Speaking of people, if we think they are fundamental for a pragmatic solution, we are sure that they are indispensable in programming and we think that there is an excellent opportunity in RPA for the qualification and requalification of people. We should not forget that RPA is a technology designed to be learned by people without much training in programming.

We believe that many valuable people could enter the labor market without difficulty if they received adequate RPA training.  Such training need not be very extensive, especially in the context of well-thought-out projects with the right skills. It would be up to the Job Centres, for example, to suggest RPA development courses to people who are not employed, but who show affinity and interest in process automation, even if only in the (critical!) analysis phase.

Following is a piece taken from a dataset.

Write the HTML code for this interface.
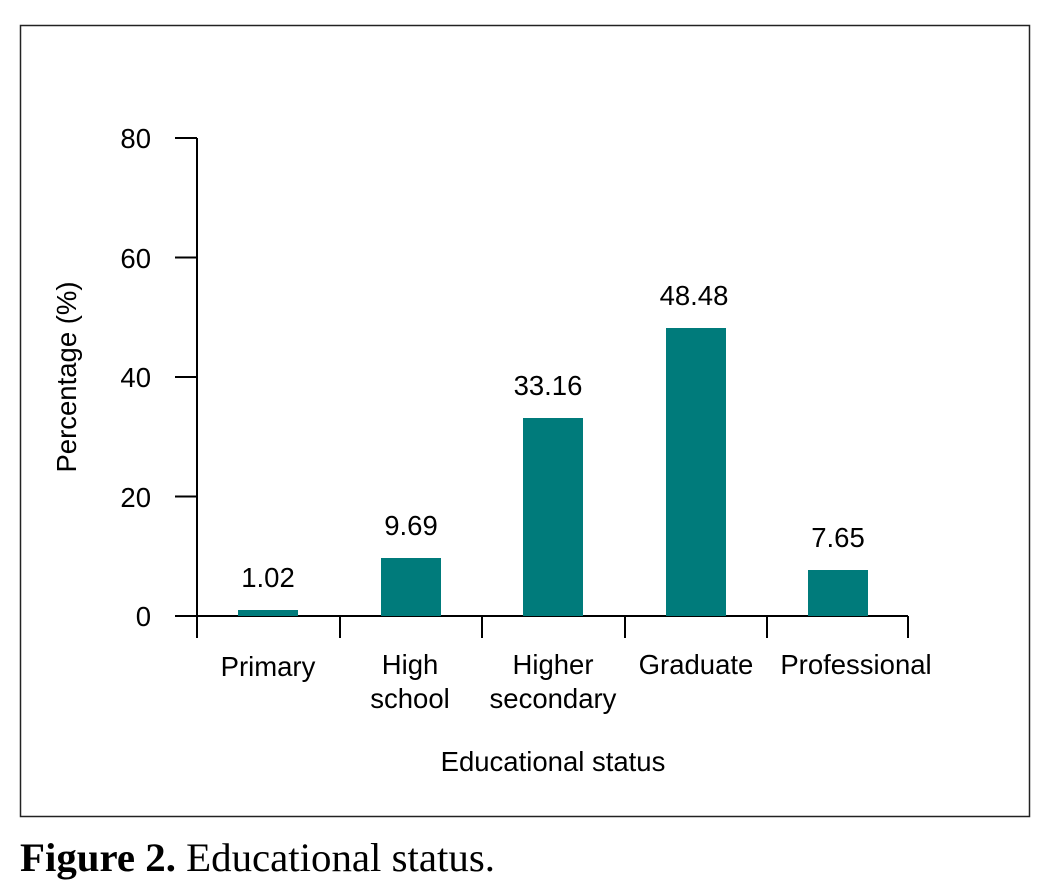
<!DOCTYPE html>
<html><head><style>
body{margin:0;background:#fff;width:1039px;height:892px;overflow:hidden}
</style></head><body>
<svg width="1039" height="892" xmlns="http://www.w3.org/2000/svg" style="position:absolute;left:0;top:0">
<rect x="20.5" y="25.5" width="1009" height="791" fill="none" stroke="#222" stroke-width="1.5"/>
<g stroke="#000" stroke-width="2" fill="none">
<line x1="197" y1="138" x2="197" y2="638"/>
<line x1="175" y1="616" x2="908" y2="616"/>
<line x1="175" y1="138" x2="197" y2="138"/>
<line x1="175" y1="257.5" x2="197" y2="257.5"/>
<line x1="175" y1="377" x2="197" y2="377"/>
<line x1="175" y1="496.5" x2="197" y2="496.5"/>
<line x1="340" y1="616" x2="340" y2="638"/>
<line x1="482" y1="616" x2="482" y2="638"/>
<line x1="625" y1="616" x2="625" y2="638"/>
<line x1="767" y1="616" x2="767" y2="638"/>
<line x1="908" y1="616" x2="908" y2="638"/>
</g>
<g fill="#007B7B">
<rect x="238" y="610" width="60" height="6"/>
<rect x="381" y="558" width="60" height="58"/>
<rect x="523" y="418" width="60" height="198"/>
<rect x="666" y="328" width="60" height="288"/>
<rect x="808" y="570" width="60" height="46"/>
</g>
<g font-family="Liberation Sans, Arial, sans-serif" font-size="27.5" fill="#000">
<g text-anchor="end">
<text x="151" y="148">80</text>
<text x="151" y="268">60</text>
<text x="151" y="387">40</text>
<text x="151" y="507">20</text>
<text x="151" y="626">0</text>
</g>
<g text-anchor="middle">
<text x="268" y="587">1.02</text>
<text x="411" y="535">9.69</text>
<text x="548" y="395">33.16</text>
<text x="694" y="305">48.48</text>
<text x="838" y="547">7.65</text>
<text x="268" y="676">Primary</text>
<text x="410" y="674">High</text>
<text x="410" y="708">school</text>
<text x="553" y="674">Higher</text>
<text x="553" y="708">secondary</text>
<text x="696" y="674">Graduate</text>
<text x="856" y="674">Professional</text>
<text x="553" y="771">Educational status</text>
<text transform="translate(76,377) rotate(-90)">Percentage (%)</text>
</g>
</g>
<text x="20" y="871" font-family="Liberation Serif, serif" font-size="40" fill="#000" textLength="475" lengthAdjust="spacingAndGlyphs"><tspan font-weight="bold">Figure 2.</tspan> Educational status.</text>
</svg>
</body></html>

Universities could and should also do recognize this, focusing part of their curricula on the skills that are important for good process analysis. We believe that there are several courses, even non-technical, where there is a lot of relevant material for this activity, such as Sociology, Management, and others. After all, organizations that want to automate their processes are made up of people, and it is by talking to them that we can understand which ones are simple to automate and which ones will continue to be done by humans. If a small part of that decision is technological, a large part is not. You don’t need to have an engineering degree, for example, to do good process analysis.

We could extend this short contribution to clarify some of the myths that surround RPA and its implementation, since the list does not end here. Like all emerging technologies, RPA is going through its hype cycle and is expected to go through the Valley of Disillusionment before reaching the Plateau of Productivity. ARPA was one of the first Portuguese companies to invest in this technology and is here to stay, helping our clients navigate this landscape, that changes every day. For this, we have a young team, but one with a lot of experience, resilience, and the will to provide the best service we know, even when things get complicated.

At the end of the day, and as we hope we have been clear in this article, we are working towards automation, but we believe that it is people that is what matters.